Problem description »
Produce the listing below again, exactly as shown.

Recorded information »
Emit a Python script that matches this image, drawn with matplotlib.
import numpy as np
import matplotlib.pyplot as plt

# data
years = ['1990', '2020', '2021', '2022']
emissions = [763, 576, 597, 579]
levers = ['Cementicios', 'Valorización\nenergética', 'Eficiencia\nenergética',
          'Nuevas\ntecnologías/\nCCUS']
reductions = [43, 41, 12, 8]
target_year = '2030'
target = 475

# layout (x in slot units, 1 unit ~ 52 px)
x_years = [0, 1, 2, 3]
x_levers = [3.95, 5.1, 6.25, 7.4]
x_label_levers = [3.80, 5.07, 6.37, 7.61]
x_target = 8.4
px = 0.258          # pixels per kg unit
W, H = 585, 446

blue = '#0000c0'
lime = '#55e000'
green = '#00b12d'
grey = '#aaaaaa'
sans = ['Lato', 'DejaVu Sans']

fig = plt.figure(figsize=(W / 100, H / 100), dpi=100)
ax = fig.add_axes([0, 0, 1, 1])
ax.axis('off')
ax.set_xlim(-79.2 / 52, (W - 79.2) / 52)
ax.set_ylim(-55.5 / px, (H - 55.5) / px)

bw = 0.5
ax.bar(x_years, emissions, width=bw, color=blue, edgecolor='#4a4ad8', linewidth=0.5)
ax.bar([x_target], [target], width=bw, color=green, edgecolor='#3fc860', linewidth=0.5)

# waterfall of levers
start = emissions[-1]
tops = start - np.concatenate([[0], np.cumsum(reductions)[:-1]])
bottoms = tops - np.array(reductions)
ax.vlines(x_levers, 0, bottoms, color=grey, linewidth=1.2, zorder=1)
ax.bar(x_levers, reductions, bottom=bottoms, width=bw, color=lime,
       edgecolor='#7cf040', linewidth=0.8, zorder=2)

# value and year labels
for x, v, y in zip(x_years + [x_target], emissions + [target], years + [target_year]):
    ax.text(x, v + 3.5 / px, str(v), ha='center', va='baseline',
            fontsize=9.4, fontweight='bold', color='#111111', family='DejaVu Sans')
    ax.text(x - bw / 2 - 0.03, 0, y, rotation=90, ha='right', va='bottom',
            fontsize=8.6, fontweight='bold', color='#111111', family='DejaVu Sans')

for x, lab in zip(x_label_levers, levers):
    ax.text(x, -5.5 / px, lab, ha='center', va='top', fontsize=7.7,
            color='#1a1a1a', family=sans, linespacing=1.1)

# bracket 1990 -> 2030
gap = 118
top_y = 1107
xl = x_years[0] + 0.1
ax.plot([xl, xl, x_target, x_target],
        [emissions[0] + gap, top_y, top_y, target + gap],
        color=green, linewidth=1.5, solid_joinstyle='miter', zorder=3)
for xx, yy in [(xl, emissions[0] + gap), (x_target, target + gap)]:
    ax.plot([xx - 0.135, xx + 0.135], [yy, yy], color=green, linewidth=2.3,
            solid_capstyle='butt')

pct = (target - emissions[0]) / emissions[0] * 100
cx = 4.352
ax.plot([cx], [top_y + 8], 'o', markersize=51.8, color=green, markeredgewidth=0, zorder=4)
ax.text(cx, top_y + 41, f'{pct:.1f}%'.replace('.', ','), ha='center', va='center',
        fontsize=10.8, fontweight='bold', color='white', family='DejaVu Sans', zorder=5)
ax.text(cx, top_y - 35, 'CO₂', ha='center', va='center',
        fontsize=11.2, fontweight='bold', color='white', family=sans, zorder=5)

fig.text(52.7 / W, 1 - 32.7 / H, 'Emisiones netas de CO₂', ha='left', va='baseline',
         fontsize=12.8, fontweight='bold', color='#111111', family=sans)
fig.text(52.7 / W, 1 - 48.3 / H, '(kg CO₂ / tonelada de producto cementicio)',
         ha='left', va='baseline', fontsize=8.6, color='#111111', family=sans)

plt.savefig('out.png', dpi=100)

Response »
Emit a Python script that matches this image, drawn with matplotlib.
import numpy as np
import matplotlib.pyplot as plt

# data
years = ['1990', '2020', '2021', '2022']
emissions = [763, 576, 597, 579]
levers = ['Cementicios', 'Valorización\nenergética', 'Eficiencia\nenergética',
          'Nuevas\ntecnologías/\nCCUS']
reductions = [43, 41, 12, 8]
target_year = '2030'
target = 475

# layout (x in slot units, 1 unit ~ 52 px)
x_years = [0, 1, 2, 3]
x_levers = [3.95, 5.1, 6.25, 7.4]
x_label_levers = [3.80, 5.07, 6.37, 7.61]
x_target = 8.4
px = 0.258          # pixels per kg unit
W, H = 585, 446

blue = '#0000c0'
lime = '#55e000'
green = '#00b12d'
grey = '#aaaaaa'
sans = ['Lato', 'DejaVu Sans']

fig = plt.figure(figsize=(W / 100, H / 100), dpi=100)
ax = fig.add_axes([0, 0, 1, 1])
ax.axis('off')
ax.set_xlim(-79.2 / 52, (W - 79.2) / 52)
ax.set_ylim(-55.5 / px, (H - 55.5) / px)

bw = 0.5
ax.bar(x_years, emissions, width=bw, color=blue, edgecolor='#4a4ad8', linewidth=0.5)
ax.bar([x_target], [target], width=bw, color=green, edgecolor='#3fc860', linewidth=0.5)

# waterfall of levers
start = emissions[-1]
tops = start - np.concatenate([[0], np.cumsum(reductions)[:-1]])
bottoms = tops - np.array(reductions)
ax.vlines(x_levers, 0, bottoms, color=grey, linewidth=1.2, zorder=1)
ax.bar(x_levers, reductions, bottom=bottoms, width=bw, color=lime,
       edgecolor='#7cf040', linewidth=0.8, zorder=2)

# value and year labels
for x, v, y in zip(x_years + [x_target], emissions + [target], years + [target_year]):
    ax.text(x, v + 3.5 / px, str(v), ha='center', va='baseline',
            fontsize=9.4, fontweight='bold', color='#111111', family='DejaVu Sans')
    ax.text(x - bw / 2 - 0.03, 0, y, rotation=90, ha='right', va='bottom',
            fontsize=8.6, fontweight='bold', color='#111111', family='DejaVu Sans')

for x, lab in zip(x_label_levers, levers):
    ax.text(x, -5.5 / px, lab, ha='center', va='top', fontsize=7.7,
            color='#1a1a1a', family=sans, linespacing=1.1)

# bracket 1990 -> 2030
gap = 118
top_y = 1107
xl = x_years[0] + 0.1
ax.plot([xl, xl, x_target, x_target],
        [emissions[0] + gap, top_y, top_y, target + gap],
        color=green, linewidth=1.5, solid_joinstyle='miter', zorder=3)
for xx, yy in [(xl, emissions[0] + gap), (x_target, target + gap)]:
    ax.plot([xx - 0.135, xx + 0.135], [yy, yy], color=green, linewidth=2.3,
            solid_capstyle='butt')

pct = (target - emissions[0]) / emissions[0] * 100
cx = 4.352
ax.plot([cx], [top_y + 8], 'o', markersize=51.8, color=green, markeredgewidth=0, zorder=4)
ax.text(cx, top_y + 41, f'{pct:.1f}%'.replace('.', ','), ha='center', va='center',
        fontsize=10.8, fontweight='bold', color='white', family='DejaVu Sans', zorder=5)
ax.text(cx, top_y - 35, 'CO₂', ha='center', va='center',
        fontsize=11.2, fontweight='bold', color='white', family=sans, zorder=5)

fig.text(52.7 / W, 1 - 32.7 / H, 'Emisiones netas de CO₂', ha='left', va='baseline',
         fontsize=12.8, fontweight='bold', color='#111111', family=sans)
fig.text(52.7 / W, 1 - 48.3 / H, '(kg CO₂ / tonelada de producto cementicio)',
         ha='left', va='baseline', fontsize=8.6, color='#111111', family=sans)

plt.savefig('out.png', dpi=100)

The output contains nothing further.